LeBron wants to get his guys’ confidence up. He wants to set them up to knock down shots and start getting into a rhythm. I expect him to keep playing like this, too. Even though the Lakers have won two straight games and are up 2-1 in the series, they have been horrendous from three. Last night they were 7-28, in game 2 they were 10-33, and in game 1 they were 7-26. That’s 24-87, or 27% from three for the series. If you take away LeBron’s three point shooting (3-7 in g1, 4-9 in g2, 1-5 last night for 8-21 total or 38%), it’s even worse–24% from three.

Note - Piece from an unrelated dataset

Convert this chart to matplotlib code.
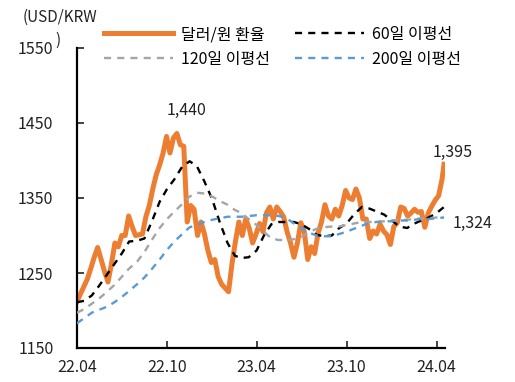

They need to get their three point shooting back on track. There is still a ton of room for improvement for the Laker role players in this series. Kyle Kuzma, although he defintiely contributed with hustle plays, was just 2-12 from the field last night. KCP has clearly lost confidence in his shot. Alex Caruso still has yet to really find his groove. So I expect LeBron to keep passing and distributing in an effort to get his guys going.

I have no doubt we will see several Vintage LeBron™ games–38pts on 50%+ shooting, 10 assists and 9 rebounds–over the course of this postseason. He’ll have those games when he needs to.

But right now, with the ankle not 100% and with an NBA record 10,924 career playoff minutes–1,000 more than the 2nd place guy, Tim Duncan–plus 50,000 regular season minutes, good for 6th all-time, they’re not going to be as common as they once were.